▶ _Task details_
Find the word "chart" in the listing; pull out each line holding it.

▶ _Provided data_

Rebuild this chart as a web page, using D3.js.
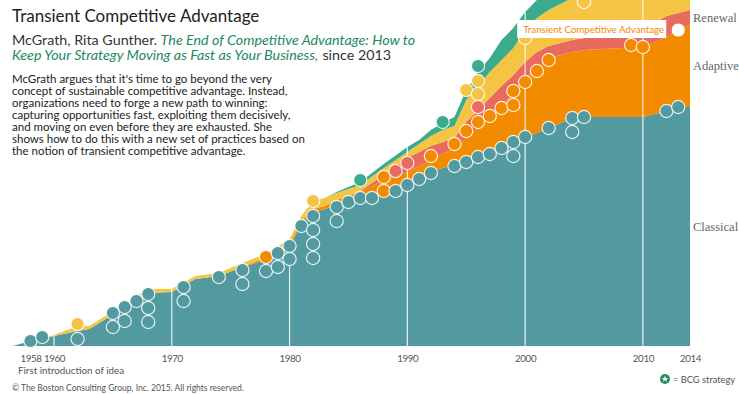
<!DOCTYPE html>
<html><head><meta charset="utf-8">
<script src="https://cdn.jsdelivr.net/npm/d3@7/dist/d3.min.js"></script>
<style>body{margin:0;background:#fff}svg{display:block}</style>
</head><body>
<svg id="chart" width="739" height="394"></svg>
<script>
// ---- data ----
const years     = [1956.5,1958,1960,1962,1963,1968,1970,1972,1974,1976,1978,1980,1981,1982,1983,1984,1986,1988,1990,1991,1992,1993,1994,1995,1996,1997,1998,1999,2000,2001,2002,2004,2005,2010,2012,2013,2014];
const classical = [0,2.5,5,7.5,8.5,26.5,27,33.5,35,39.5,43,49.5,61,67,68.5,70.5,73.5,77,81.5,84,87,89,90.5,92.5,94.5,96.5,99,101,104,106.5,109,114,114.5,114.5,117.5,119.5,119.5];
const adaptive  = [0,0,0,0,0,0,0,0,0,0,1.5,1.5,1.5,1.5,1.5,2.5,3.5,6,5.5,6,6,7,8.5,11.5,14.5,17.5,21,25.5,29,32.5,35,33,33.5,35,37,39,41];
const renewal   = [0,0,0,0,0,0,0,0,0,0,0,0,0,0,0,0,0.5,2.5,7,7,7,6,5,8,9,10,10,9,9,8,6,6,6,8.5,10.5,8,7.5];
const visionary = [0,0,0.5,2.5,1.5,2,1.5,1.5,1.5,2,1.5,2.5,2.5,4,4,3.5,3,3.5,3,4,5,6,6,11,12,13,13,13.5,16,17,18,21,21.5,20,15,14,14];
const shaping   = [0,0,0,0,0,0,0,0,0,0,0,0,0,0,0,0.5,1.5,2,2.5,2,3,3.5,4.5,5,7,7,10,10,9,9,10,11.5,12.5,15,16.5,17,17.5];

const layerKeys   = ["classical","adaptive","renewal","visionary","shaping"];
const layerNames  = ["Classical","Adaptive","Renewal","Visionary","Shaping"];
const layerColors = ["#529aa0","#f28b00","#e96a5e","#f6c443","#3aab8c"];
const labelledLayers = ["classical","adaptive","renewal"];

// strategy concepts: year, stack level, layer
const conceptYears  = [1958,1959,1962,1962,1965,1965,1966,1966,1967,1968,1968,1968,1971,1971,1974,1976,1976,1978,1978,1979,1979,1980,1980,1981,1982,1982,1982,1982,1982,1984,1984,1985,1986,1986,1987,1988,1988,1989,1989,1990,1990,1991,1992,1992,1993,1994,1994,1995,1995,1995,1996,1996,1996,1996,1996,1996,1997,1997,1998,1998,1999,1999,1999,1999,2000,2000,2000,2001,2002,2002,2004,2004,2005,2005,2009,2010,2012,2013];
const conceptLevels = [2.5,4.5,11,3.5,16.5,9.5,19.5,12.5,22.5,26,19,12,29.5,22.5,34.5,38,31,44.5,37.5,46.5,39.5,50,43.5,60,72.5,65,58,51,44,69.5,62.5,72,83,74,74,84.5,77.5,87.5,77.5,91.5,80.5,83.5,95,86.5,112,101,90,128,107.5,92,140,132.5,126,119.5,112,94.5,115,96,119,99,127.5,120.5,102,95,154,132,104.5,137.5,143,109,114,107,172,114.5,150.5,149.5,117.5,119.5];
const conceptLayers = ["classical","classical","visionary","classical","classical","classical","classical","classical","classical","classical","classical","classical","classical","classical","classical","classical","classical","adaptive","classical","classical","classical","classical","classical","classical","visionary","classical","classical","classical","classical","classical","classical","classical","shaping","classical","classical","adaptive","adaptive","renewal","classical","renewal","classical","classical","adaptive","classical","shaping","adaptive","classical","visionary","adaptive","classical","shaping","visionary","visionary","renewal","adaptive","classical","adaptive","classical","adaptive","classical","adaptive","adaptive","classical","classical","visionary","adaptive","classical","adaptive","adaptive","classical","classical","classical","visionary","classical","adaptive","adaptive","classical","classical"];

const highlightYear = 2013, highlightLevel = 158, highlightLabel = "Transient Competitive Advantage";
const tickYears = [1958,1960,1970,1980,1990,2000,2010,2014];
const decadeYears = [1960,1970,1980,1990,2000,2010];

const titleText = "Transient Competitive Advantage";
const subtitleLine1 = ["McGrath, Rita Gunther.", "\u00a0The End of Competitive Advantage: How to"];
const subtitleLine2 = ["Keep Your Strategy Moving as Fast as Your Business,", "\u00a0since 2013"];
const bodyLines = [
 "McGrath argues that it's time to go beyond the very",
 "concept of sustainable competitive advantage. Instead,",
 "organizations need to forge a new path to winning:",
 "capturing opportunities fast, exploiting them decisively,",
 "and moving on even before they are exhausted. She",
 "shows how to do this with a new set of practices based on",
 "the notion of transient competitive advantage."
];

// ---- drawing ----
const svg = d3.select("#chart");
const x = d3.scaleLinear().domain([1960, 2014]).range([54, 690]);
const y = d3.scaleLinear().domain([0, 173]).range([346, 0]);
const sans = "Lato";

const table = years.map((yr, i) => ({year: yr, classical: classical[i], adaptive: adaptive[i], renewal: renewal[i], visionary: visionary[i], shaping: shaping[i]}));
const series = d3.stack().keys(layerKeys)(table);
const area = d3.area().x(d => x(d.data.year)).y0(d => y(d[0])).y1(d => y(d[1]));

svg.append("g").selectAll("path").data(series).join("path")
  .attr("d", area).attr("fill", (d, i) => layerColors[i]);

// decade lines
const stackTop = yr => series[series.length - 1].find(p => p.data.year === yr)[1];
svg.append("g").selectAll("line").data(decadeYears).join("line")
  .attr("x1", d => x(d)).attr("x2", d => x(d))
  .attr("y1", y(0)).attr("y2", d => y(stackTop(d)))
  .attr("stroke", "#fff").attr("stroke-opacity", 0.85).attr("stroke-width", 1.2);

// concept circles
const concepts = conceptYears.map((yr, i) => ({year: yr, level: conceptLevels[i], layer: conceptLayers[i]}));
svg.append("g").selectAll("circle").data(concepts).join("circle")
  .attr("cx", d => x(d.year)).attr("cy", d => y(d.level)).attr("r", 6.6)
  .attr("fill", d => layerColors[layerKeys.indexOf(d.layer)])
  .attr("stroke", "#fff").attr("stroke-width", 1.2).attr("stroke-opacity", 0.85);

// highlight
const hx = x(highlightYear), hy = y(highlightLevel);
const lab = svg.append("g");
lab.append("rect").attr("x", hx - 161).attr("y", hy - 10).attr("width", 149).attr("height", 18).attr("fill", "#fff");
lab.append("text").attr("x", hx - 155).attr("y", hy + 3.3).attr("fill", "#f28b00")
  .style("font-family", sans).style("font-size", "9.7px").text(highlightLabel);
svg.append("circle").attr("cx", hx).attr("cy", hy).attr("r", 6.6).attr("fill", "#fff");

// axis
const ax = svg.append("g").attr("transform", `translate(0,${y(0)})`)
  .call(d3.axisBottom(x).tickValues(tickYears).tickFormat(d3.format("d")).tickSize(0).tickPadding(9));
ax.select(".domain").remove();
ax.selectAll("text").attr("fill", "#555").style("font-family", sans).style("font-size", "9.8px")
  .style("letter-spacing", "-0.4px");

// right labels
const labelled = series.filter(s => labelledLayers.includes(s.key));
svg.append("g").selectAll("text").data(labelled).join("text")
  .attr("x", 693).attr("y", s => { const d = s[s.length - 1]; return y((d[0] + d[1]) / 2); }).attr("dy", "0.35em")
  .attr("fill", "#666").style("font-family", "Liberation Serif, serif").style("font-size", "12.5px")
  .text(s => layerNames[layerKeys.indexOf(s.key)]);

// titles
svg.append("text").attr("x", 12).attr("y", 22).attr("fill", "#222")
  .style("font-family", sans).style("font-size", "17px").text(titleText);
function twoPart(parts, yPos, firstItalic) {
  const a = svg.append("text").attr("x", 12).attr("y", yPos).style("font-family", sans).style("font-size", "14.3px")
    .attr("fill", firstItalic ? "#1d8a5c" : "#333").style("font-style", firstItalic ? "italic" : "normal").text(parts[0]);
  const w = a.node().getComputedTextLength();
  svg.append("text").attr("x", 12.5 + w).attr("y", yPos).style("font-family", sans).style("font-size", "14.3px")
    .attr("fill", firstItalic ? "#333" : "#1d8a5c").style("font-style", firstItalic ? "normal" : "italic").text(parts[1]);
}
twoPart(subtitleLine1, 44.5, false);
twoPart(subtitleLine2, 59.5, true);

svg.append("g").selectAll("text").data(bodyLines).join("text")
  .attr("x", 12).attr("y", (d, i) => 82.5 + i * 12).attr("fill", "#222")
  .style("font-family", sans).style("font-size", "11.5px").text(d => d);

svg.append("text").attr("x", 18).attr("y", 373.5).attr("fill", "#555")
  .style("font-family", sans).style("font-size", "9.8px").text("First introduction of idea");
svg.append("text").attr("x", 12).attr("y", 391).attr("fill", "#555")
  .style("font-family", sans).style("font-size", "8.5px").text("© The Boston Consulting Group, Inc. 2015. All rights reserved.");

// legend
const lg = svg.append("g").attr("transform", "translate(665,379)");
lg.append("circle").attr("r", 5).attr("fill", "#1f8f5c");
const star = d3.symbol().type(d3.symbolStar).size(14);
lg.append("path").attr("d", star()).attr("fill", "#fff");
svg.append("text").attr("x", 673).attr("y", 382.5).attr("fill", "#555")
  .style("font-family", sans).style("font-size", "9.3px").text("= BCG strategy");
</script>
</body></html>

▶ _The result_
Rebuild this chart as a web page, using D3.js.
<svg id="chart" width="739" height="394"></svg>
const svg = d3.select("#chart");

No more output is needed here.